Exercise task
Repeat every entry word for word, skipping the pictures.

[Begin Given data]

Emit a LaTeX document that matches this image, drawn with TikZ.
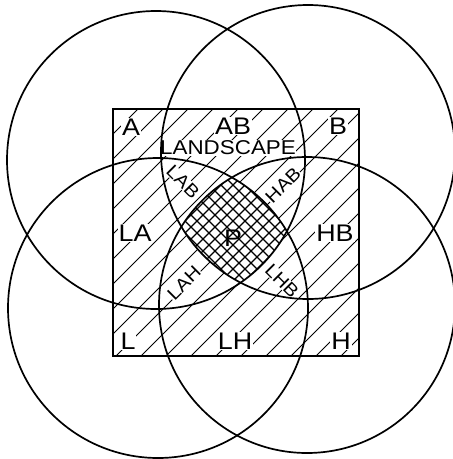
\documentclass[tikz,border=0pt]{standalone}
\usepackage{fontspec}
\setmainfont{Liberation Sans}[FakeStretch=1.12]
\begin{document}
\begin{tikzpicture}[x=1pt,y=-1pt,
  circ/.style={line width=1.7pt},
  frame/.style={line width=1.4pt},
  hatchline/.style={line width=1.0pt},
  gridline/.style={line width=1.4pt},
  lab/.style={fill=white, inner sep=1pt, font=\fontsize{24}{24}\selectfont},
  smalllab/.style={fill=white, inner sep=0.3pt, font=\fontsize{18}{18}\selectfont},
  midlab/.style={fill=white, inner sep=0.5pt, font=\fontsize{20}{20}\selectfont}]
\useasboundingbox (0,0) rectangle (453,459);
\coordinate (cA) at (156,160);
\coordinate (cB) at (308,152);
\coordinate (cL) at (158,308);
\coordinate (cH) at (307,305);
% hatching of the square
\begin{scope}
  \clip (113,109) rectangle (359,356);
  \foreach \c in {222,247,...,722} \draw[hatchline] (\c-460,460) -- (\c,0);
\end{scope}
% cross hatching of P
\begin{scope}
  \clip (cA) circle[radius=149pt];
  \clip (cB) circle[radius=147pt];
  \clip (cL) circle[radius=150pt];
  \clip (cH) circle[radius=148pt];
  \fill[white] (140,140) rectangle (330,330);
  \foreach \c in {334,346,...,600} \draw[gridline] (\c-330,330) -- (\c-130,130);
  \foreach \d in {-132,-120,...,132} \draw[gridline] (130+\d,130) -- (330+\d,330);
\end{scope}
% labels
\node[lab] (tA) at (131,127) {A};
\node[lab] (tAB) at (233,126) {AB};
\node[lab] (tB) at (338,126) {B};
\node[midlab] (tLand) at (228,148) {LANDSCAPE};
\node[smalllab, rotate=-45] (tLAB) at (183,182) {LAB};
\node[smalllab, rotate=45] (tHAB) at (283,185) {HAB};
\node[lab] (tLA) at (135,233) {LA};
\node[lab] (tHB) at (335,233) {HB};
\node[lab, fill=none] (tP) at (233,238) {P};
\node[smalllab, rotate=45] (tLAH) at (184,283) {LAH};
\node[smalllab, rotate=-45] (tLHB) at (282,281) {LHB};
\node[lab] (tL) at (128,341) {L};
\node[lab] (tLH) at (235,341) {LH};
\node[lab] (tH) at (341,341) {H};
% square and circles
\draw[frame] (113,109) rectangle (359,356);
\draw[circ] (cA) circle[radius=149pt];
\draw[circ] (cB) circle[radius=147pt];
\draw[circ] (cL) circle[radius=150pt];
\draw[circ] (cH) circle[radius=148pt];
\end{tikzpicture}
\end{document}
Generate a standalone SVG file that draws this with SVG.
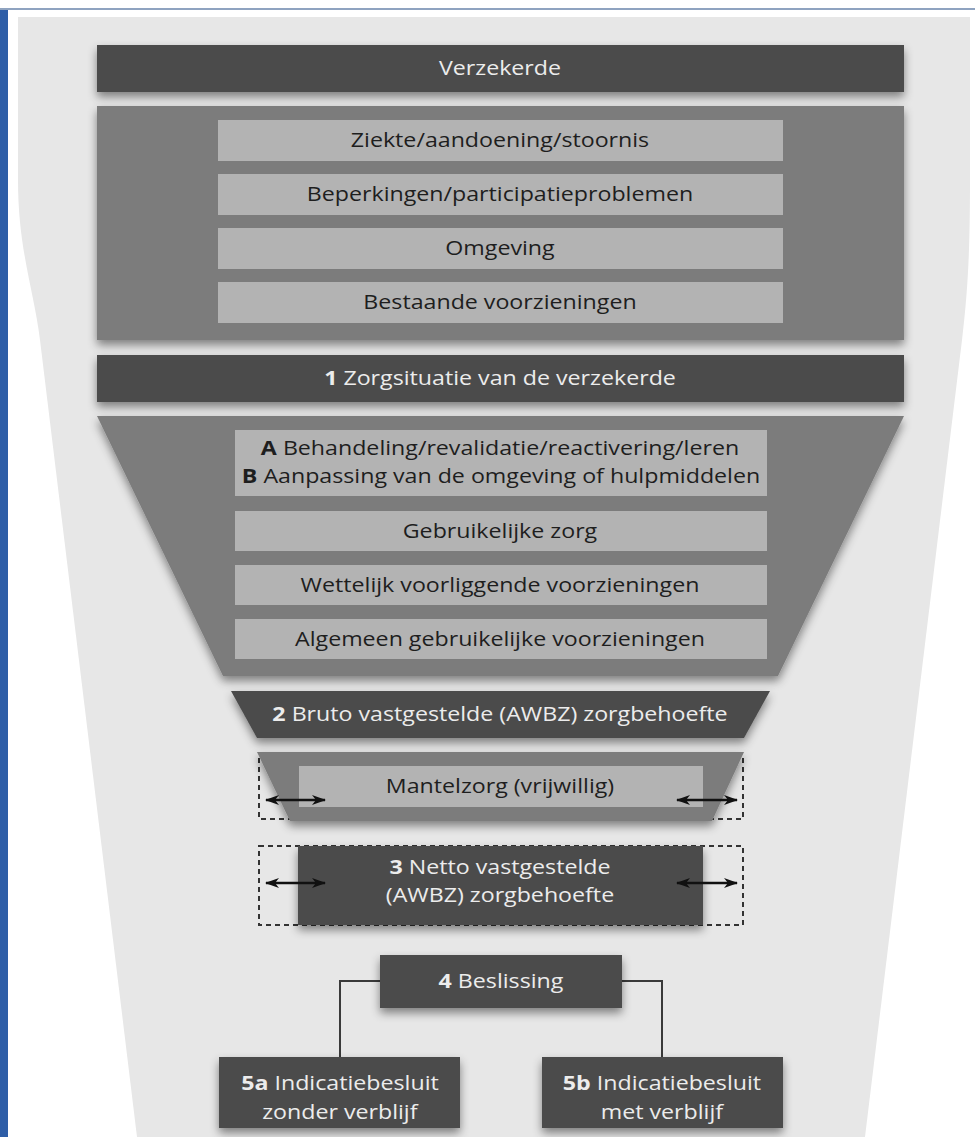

[End Given data]

Response below
Emit a LaTeX document that matches this image, drawn with TikZ.
\documentclass[tikz,border=0pt]{standalone}
\usepackage{fontspec}
\setmainfont{Liberation Sans}[FakeStretch=1.12]
\begin{document}
\begin{tikzpicture}[x=1pt,y=-1pt,
  circ/.style={line width=1.7pt},
  frame/.style={line width=1.4pt},
  hatchline/.style={line width=1.0pt},
  gridline/.style={line width=1.4pt},
  lab/.style={fill=white, inner sep=1pt, font=\fontsize{24}{24}\selectfont},
  smalllab/.style={fill=white, inner sep=0.3pt, font=\fontsize{18}{18}\selectfont},
  midlab/.style={fill=white, inner sep=0.5pt, font=\fontsize{20}{20}\selectfont}]
\useasboundingbox (0,0) rectangle (453,459);
\coordinate (cA) at (156,160);
\coordinate (cB) at (308,152);
\coordinate (cL) at (158,308);
\coordinate (cH) at (307,305);
% hatching of the square
\begin{scope}
  \clip (113,109) rectangle (359,356);
  \foreach \c in {222,247,...,722} \draw[hatchline] (\c-460,460) -- (\c,0);
\end{scope}
% cross hatching of P
\begin{scope}
  \clip (cA) circle[radius=149pt];
  \clip (cB) circle[radius=147pt];
  \clip (cL) circle[radius=150pt];
  \clip (cH) circle[radius=148pt];
  \fill[white] (140,140) rectangle (330,330);
  \foreach \c in {334,346,...,600} \draw[gridline] (\c-330,330) -- (\c-130,130);
  \foreach \d in {-132,-120,...,132} \draw[gridline] (130+\d,130) -- (330+\d,330);
\end{scope}
% labels
\node[lab] (tA) at (131,127) {A};
\node[lab] (tAB) at (233,126) {AB};
\node[lab] (tB) at (338,126) {B};
\node[midlab] (tLand) at (228,148) {LANDSCAPE};
\node[smalllab, rotate=-45] (tLAB) at (183,182) {LAB};
\node[smalllab, rotate=45] (tHAB) at (283,185) {HAB};
\node[lab] (tLA) at (135,233) {LA};
\node[lab] (tHB) at (335,233) {HB};
\node[lab, fill=none] (tP) at (233,238) {P};
\node[smalllab, rotate=45] (tLAH) at (184,283) {LAH};
\node[smalllab, rotate=-45] (tLHB) at (282,281) {LHB};
\node[lab] (tL) at (128,341) {L};
\node[lab] (tLH) at (235,341) {LH};
\node[lab] (tH) at (341,341) {H};
% square and circles
\draw[frame] (113,109) rectangle (359,356);
\draw[circ] (cA) circle[radius=149pt];
\draw[circ] (cB) circle[radius=147pt];
\draw[circ] (cL) circle[radius=150pt];
\draw[circ] (cH) circle[radius=148pt];
\end{tikzpicture}
\end{document}
Generate a standalone SVG file that draws this with SVG.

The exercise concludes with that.